== Exercise task ==
Count every line that has the word "size". Give the number, without anything more.

== Source data ==
--- BEGIN ---
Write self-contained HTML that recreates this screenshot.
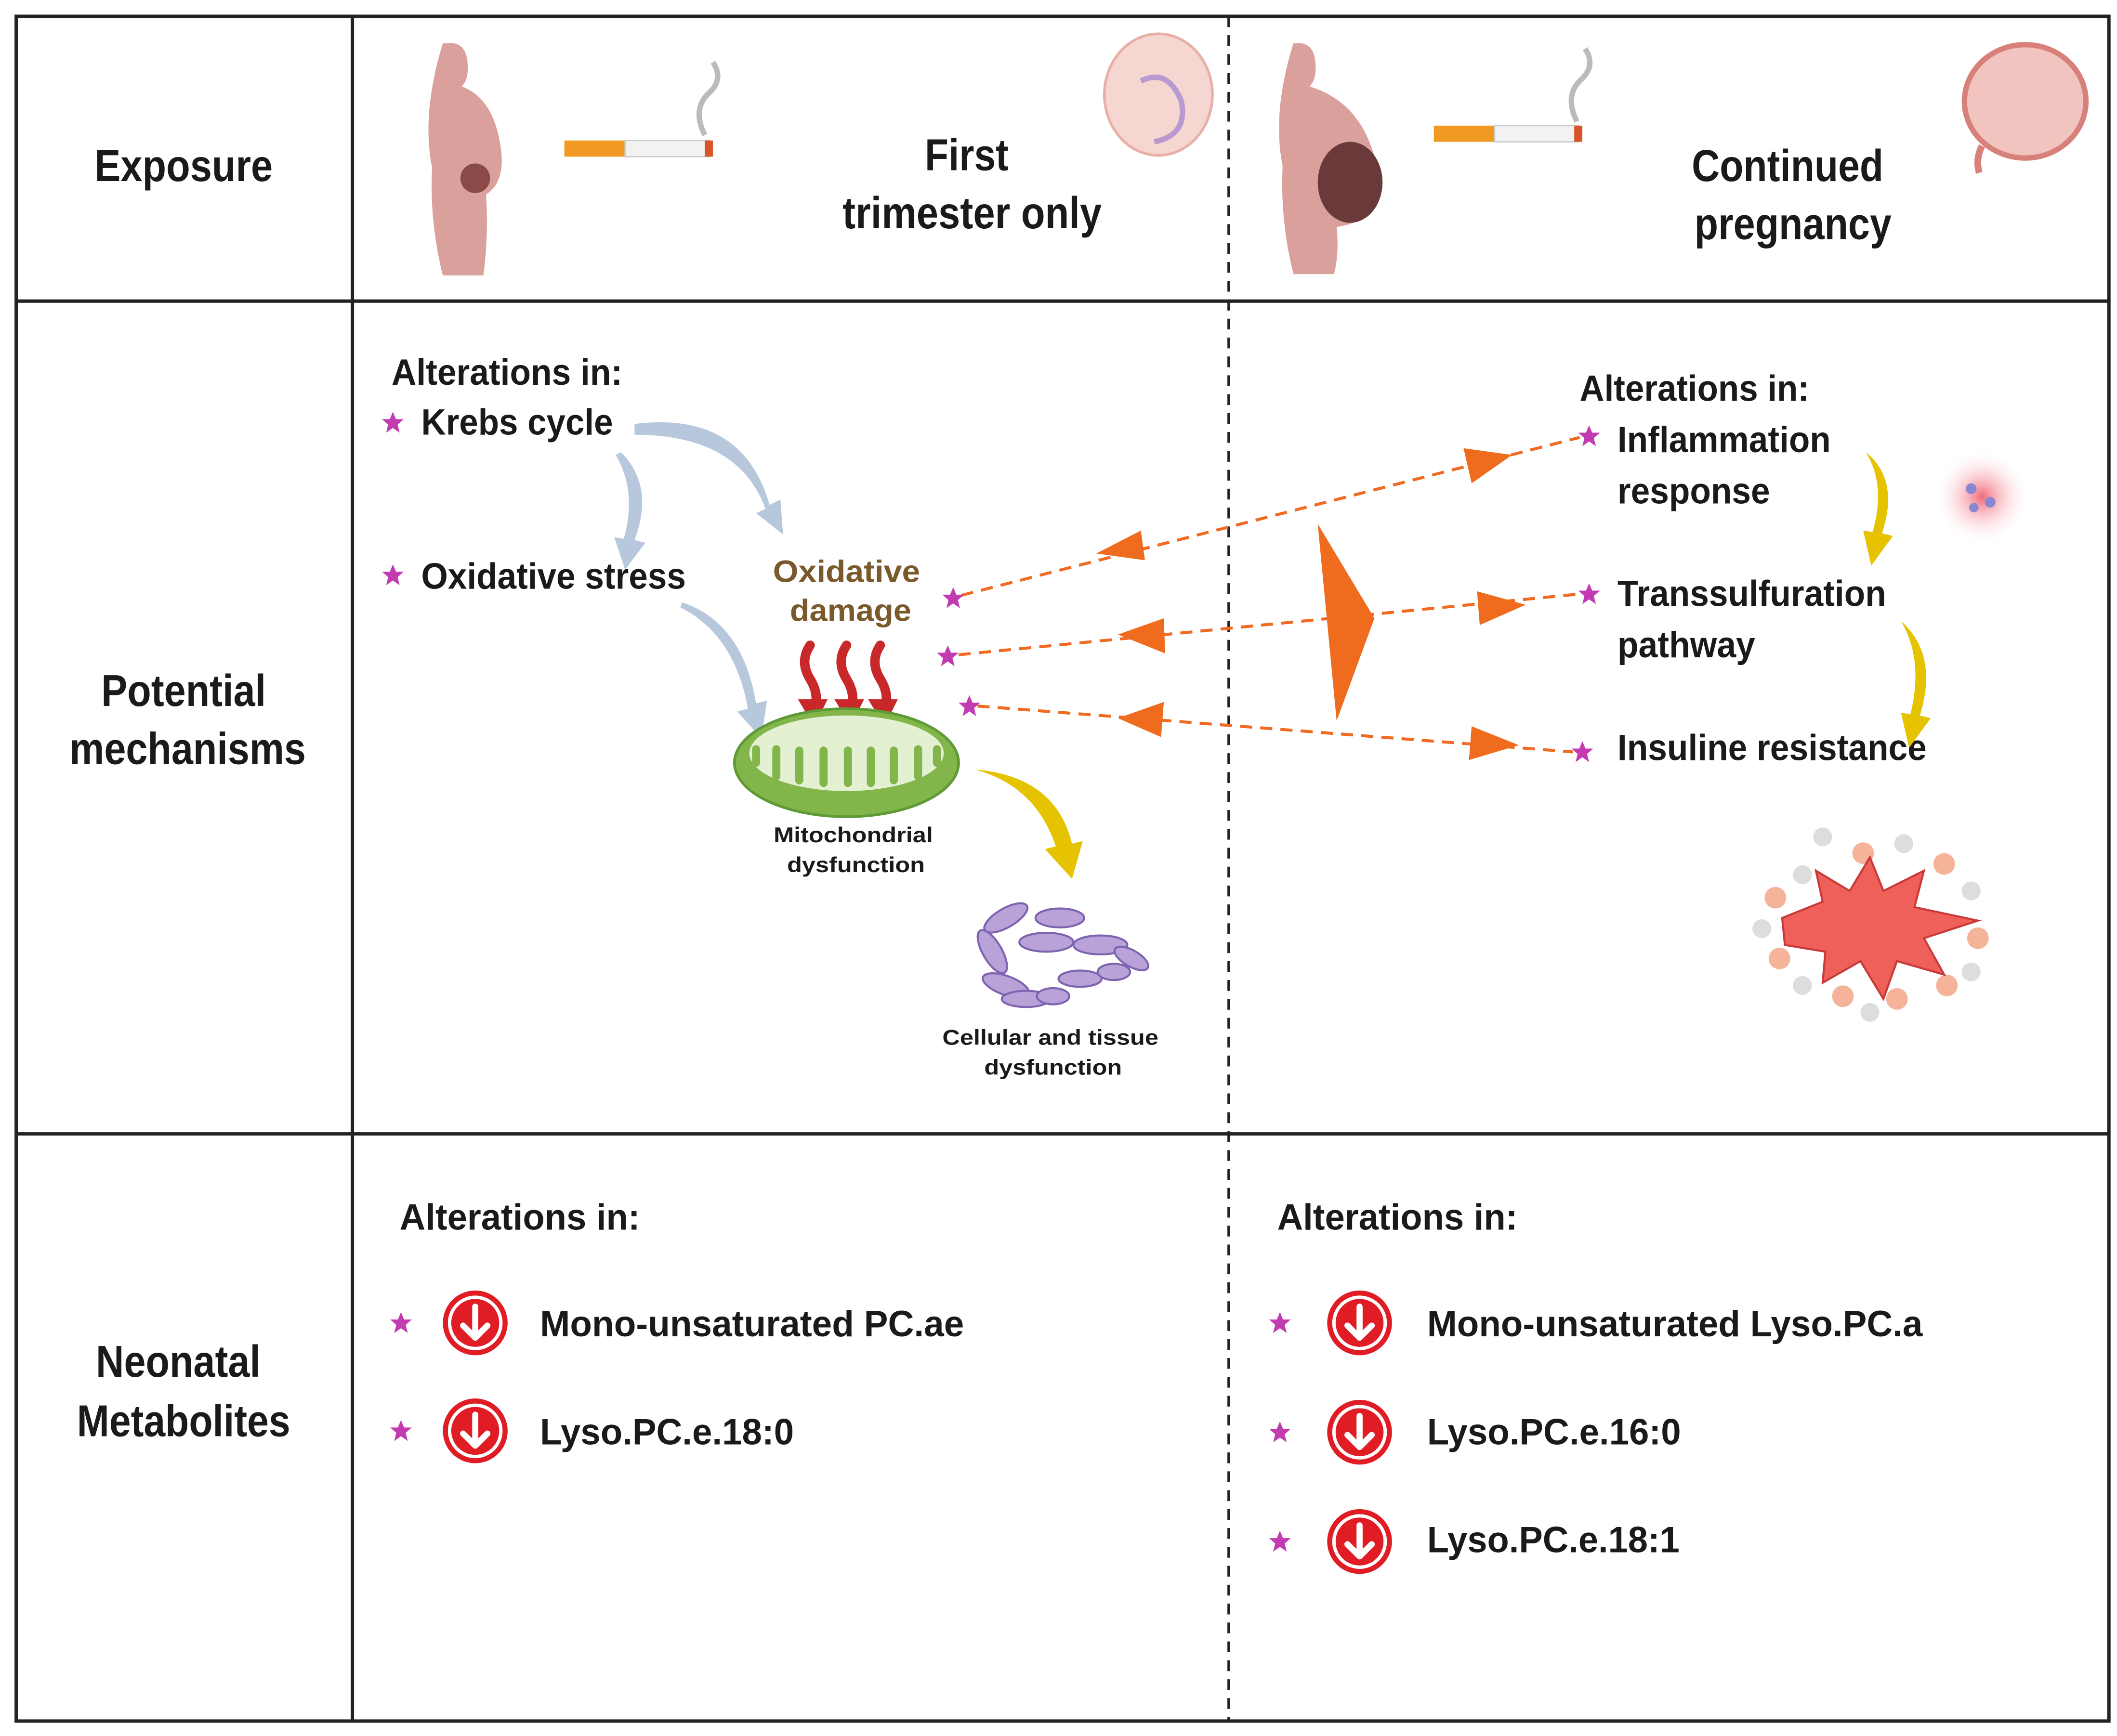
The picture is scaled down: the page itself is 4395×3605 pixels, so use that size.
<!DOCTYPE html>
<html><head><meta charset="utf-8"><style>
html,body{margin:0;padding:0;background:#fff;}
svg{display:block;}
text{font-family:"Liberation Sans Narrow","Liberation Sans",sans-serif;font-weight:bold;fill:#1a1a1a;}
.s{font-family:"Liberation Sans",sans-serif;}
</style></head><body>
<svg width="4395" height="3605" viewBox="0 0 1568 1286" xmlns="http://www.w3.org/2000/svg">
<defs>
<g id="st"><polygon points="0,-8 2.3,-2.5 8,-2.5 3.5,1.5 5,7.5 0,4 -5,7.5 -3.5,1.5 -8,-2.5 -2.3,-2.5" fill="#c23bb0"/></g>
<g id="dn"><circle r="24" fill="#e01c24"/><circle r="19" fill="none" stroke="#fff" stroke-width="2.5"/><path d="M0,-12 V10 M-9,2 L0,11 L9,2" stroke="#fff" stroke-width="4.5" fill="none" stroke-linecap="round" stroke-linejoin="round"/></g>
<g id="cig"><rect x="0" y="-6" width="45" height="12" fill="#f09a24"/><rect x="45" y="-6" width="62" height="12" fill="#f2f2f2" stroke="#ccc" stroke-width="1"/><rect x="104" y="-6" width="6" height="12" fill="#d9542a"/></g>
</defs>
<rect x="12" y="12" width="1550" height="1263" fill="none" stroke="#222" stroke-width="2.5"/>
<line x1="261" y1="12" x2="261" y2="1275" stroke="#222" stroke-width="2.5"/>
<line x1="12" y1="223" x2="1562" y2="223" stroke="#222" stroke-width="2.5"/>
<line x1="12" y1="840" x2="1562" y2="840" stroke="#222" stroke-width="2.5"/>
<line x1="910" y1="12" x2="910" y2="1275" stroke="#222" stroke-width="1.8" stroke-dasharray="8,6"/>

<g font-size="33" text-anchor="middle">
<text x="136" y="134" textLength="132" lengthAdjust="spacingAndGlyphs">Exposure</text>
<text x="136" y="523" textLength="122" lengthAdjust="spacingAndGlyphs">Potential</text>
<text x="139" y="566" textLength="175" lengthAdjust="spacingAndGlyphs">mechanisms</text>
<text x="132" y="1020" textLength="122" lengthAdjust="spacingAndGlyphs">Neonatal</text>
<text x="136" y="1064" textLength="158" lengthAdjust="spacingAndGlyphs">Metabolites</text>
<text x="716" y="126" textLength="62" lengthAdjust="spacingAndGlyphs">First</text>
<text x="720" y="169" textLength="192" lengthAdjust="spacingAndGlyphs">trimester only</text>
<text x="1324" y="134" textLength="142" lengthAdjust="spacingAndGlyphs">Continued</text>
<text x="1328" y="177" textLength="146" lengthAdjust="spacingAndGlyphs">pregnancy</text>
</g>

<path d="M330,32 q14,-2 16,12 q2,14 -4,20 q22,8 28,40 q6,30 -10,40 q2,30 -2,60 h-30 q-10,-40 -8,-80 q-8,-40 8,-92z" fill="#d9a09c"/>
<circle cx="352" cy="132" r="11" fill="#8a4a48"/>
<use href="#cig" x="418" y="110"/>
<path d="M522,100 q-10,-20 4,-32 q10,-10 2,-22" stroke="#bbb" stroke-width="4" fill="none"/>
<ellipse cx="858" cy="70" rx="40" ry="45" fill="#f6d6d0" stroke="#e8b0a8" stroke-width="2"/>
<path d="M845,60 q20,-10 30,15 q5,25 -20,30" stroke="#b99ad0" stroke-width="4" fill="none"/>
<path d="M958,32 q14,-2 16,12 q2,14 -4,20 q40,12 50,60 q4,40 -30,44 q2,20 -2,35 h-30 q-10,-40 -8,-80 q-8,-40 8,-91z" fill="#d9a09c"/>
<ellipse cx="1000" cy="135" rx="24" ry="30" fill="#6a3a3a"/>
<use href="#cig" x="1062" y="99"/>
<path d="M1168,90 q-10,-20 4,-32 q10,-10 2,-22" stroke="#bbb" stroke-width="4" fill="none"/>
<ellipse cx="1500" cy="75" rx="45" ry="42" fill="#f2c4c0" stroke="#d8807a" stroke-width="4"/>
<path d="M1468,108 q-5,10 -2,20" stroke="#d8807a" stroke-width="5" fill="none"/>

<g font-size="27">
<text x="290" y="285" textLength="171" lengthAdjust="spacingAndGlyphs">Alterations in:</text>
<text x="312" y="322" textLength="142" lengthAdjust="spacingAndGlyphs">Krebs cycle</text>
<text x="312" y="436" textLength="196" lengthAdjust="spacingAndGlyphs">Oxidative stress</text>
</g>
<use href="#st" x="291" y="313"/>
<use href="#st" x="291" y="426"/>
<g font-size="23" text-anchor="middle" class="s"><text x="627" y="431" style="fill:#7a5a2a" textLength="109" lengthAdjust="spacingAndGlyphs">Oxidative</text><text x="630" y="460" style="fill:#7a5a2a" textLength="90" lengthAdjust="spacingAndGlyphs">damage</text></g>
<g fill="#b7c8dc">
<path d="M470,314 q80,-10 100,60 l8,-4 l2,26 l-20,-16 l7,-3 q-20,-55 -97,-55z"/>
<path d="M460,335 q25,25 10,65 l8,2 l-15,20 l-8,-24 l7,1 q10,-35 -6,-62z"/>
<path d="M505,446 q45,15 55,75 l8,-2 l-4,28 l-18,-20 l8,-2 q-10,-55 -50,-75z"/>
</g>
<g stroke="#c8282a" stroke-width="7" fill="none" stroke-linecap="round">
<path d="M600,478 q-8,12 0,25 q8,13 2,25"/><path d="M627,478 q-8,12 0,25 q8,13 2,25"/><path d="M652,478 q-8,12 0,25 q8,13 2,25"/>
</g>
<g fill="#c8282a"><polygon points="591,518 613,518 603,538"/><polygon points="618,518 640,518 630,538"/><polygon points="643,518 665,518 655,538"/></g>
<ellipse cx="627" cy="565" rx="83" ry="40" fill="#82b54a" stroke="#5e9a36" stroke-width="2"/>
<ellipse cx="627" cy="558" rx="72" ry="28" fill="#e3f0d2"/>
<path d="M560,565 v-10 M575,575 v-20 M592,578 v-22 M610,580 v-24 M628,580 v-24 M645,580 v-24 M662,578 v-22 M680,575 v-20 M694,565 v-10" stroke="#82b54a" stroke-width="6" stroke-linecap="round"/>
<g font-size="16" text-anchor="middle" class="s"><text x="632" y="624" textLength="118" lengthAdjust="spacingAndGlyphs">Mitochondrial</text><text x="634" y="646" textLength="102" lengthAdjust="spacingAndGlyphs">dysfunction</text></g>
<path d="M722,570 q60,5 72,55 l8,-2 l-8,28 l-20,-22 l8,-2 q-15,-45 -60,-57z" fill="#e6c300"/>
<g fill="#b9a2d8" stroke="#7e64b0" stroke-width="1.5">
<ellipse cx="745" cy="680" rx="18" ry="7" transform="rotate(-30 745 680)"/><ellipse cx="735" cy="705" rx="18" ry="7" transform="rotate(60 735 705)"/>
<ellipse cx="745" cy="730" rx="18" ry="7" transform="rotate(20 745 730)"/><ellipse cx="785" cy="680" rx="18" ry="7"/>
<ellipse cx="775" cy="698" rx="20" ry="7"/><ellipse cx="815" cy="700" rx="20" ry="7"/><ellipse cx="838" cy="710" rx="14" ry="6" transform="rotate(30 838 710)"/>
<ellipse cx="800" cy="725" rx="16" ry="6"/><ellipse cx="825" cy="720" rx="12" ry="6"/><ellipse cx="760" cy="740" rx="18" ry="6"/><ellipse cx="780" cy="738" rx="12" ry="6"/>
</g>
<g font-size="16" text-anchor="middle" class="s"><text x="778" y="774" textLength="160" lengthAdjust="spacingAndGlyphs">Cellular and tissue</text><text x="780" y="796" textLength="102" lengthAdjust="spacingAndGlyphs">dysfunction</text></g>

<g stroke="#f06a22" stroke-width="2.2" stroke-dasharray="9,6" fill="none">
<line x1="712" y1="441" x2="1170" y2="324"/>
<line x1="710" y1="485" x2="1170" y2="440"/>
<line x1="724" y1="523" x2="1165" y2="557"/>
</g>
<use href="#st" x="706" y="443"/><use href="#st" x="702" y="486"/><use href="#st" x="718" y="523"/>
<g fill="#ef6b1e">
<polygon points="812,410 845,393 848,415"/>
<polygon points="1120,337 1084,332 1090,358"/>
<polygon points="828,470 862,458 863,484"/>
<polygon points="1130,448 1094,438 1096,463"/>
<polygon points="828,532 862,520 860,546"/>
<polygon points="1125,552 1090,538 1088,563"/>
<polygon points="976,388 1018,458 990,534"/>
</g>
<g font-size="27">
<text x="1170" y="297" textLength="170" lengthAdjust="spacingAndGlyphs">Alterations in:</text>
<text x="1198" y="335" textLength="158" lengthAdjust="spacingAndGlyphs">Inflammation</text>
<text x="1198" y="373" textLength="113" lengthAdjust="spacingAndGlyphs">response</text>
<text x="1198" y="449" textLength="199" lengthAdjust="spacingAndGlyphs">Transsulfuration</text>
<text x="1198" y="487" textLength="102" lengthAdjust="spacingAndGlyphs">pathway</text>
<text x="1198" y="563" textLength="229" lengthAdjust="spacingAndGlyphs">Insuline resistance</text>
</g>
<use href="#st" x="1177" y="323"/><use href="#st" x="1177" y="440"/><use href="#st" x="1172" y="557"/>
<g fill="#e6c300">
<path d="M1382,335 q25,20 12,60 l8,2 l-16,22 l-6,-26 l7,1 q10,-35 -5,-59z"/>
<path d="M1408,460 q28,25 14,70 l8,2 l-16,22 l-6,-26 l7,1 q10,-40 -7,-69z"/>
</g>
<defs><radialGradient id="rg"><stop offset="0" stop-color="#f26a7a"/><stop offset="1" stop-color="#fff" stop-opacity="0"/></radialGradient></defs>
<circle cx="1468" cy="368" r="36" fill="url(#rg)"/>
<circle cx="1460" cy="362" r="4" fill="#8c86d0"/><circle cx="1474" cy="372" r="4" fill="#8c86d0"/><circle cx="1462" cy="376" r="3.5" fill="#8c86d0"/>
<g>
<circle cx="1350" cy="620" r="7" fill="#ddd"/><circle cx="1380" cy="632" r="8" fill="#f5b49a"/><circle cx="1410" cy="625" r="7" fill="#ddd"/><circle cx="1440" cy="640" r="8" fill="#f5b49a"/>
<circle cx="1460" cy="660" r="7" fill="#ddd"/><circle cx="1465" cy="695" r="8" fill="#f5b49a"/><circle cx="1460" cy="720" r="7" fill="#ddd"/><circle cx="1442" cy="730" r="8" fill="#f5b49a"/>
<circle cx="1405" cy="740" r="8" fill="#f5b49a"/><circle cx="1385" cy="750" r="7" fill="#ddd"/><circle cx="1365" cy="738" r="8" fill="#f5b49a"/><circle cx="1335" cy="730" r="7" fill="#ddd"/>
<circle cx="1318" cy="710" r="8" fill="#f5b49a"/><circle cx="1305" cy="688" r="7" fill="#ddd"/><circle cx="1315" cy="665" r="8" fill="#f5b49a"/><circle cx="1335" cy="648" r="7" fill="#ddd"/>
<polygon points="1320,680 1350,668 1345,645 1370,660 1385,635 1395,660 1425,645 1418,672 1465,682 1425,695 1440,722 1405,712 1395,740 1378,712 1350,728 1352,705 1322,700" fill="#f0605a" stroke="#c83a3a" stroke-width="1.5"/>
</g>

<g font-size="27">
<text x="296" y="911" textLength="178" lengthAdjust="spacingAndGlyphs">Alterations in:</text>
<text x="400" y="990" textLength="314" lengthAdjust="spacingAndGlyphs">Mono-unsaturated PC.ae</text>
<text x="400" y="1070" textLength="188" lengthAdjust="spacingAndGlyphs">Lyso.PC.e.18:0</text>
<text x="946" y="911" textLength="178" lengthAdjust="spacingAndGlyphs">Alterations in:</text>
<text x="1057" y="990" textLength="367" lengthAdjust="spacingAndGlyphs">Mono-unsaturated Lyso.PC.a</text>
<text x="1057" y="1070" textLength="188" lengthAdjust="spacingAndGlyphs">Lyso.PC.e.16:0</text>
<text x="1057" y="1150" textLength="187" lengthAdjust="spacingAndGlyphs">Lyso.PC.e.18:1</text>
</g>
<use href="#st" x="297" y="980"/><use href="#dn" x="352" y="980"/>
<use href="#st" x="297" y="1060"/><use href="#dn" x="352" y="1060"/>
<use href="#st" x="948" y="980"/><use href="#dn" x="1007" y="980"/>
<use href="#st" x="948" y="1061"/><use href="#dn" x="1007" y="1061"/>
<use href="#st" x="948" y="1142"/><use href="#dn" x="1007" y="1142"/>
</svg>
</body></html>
--- END ---
== Response below ==
8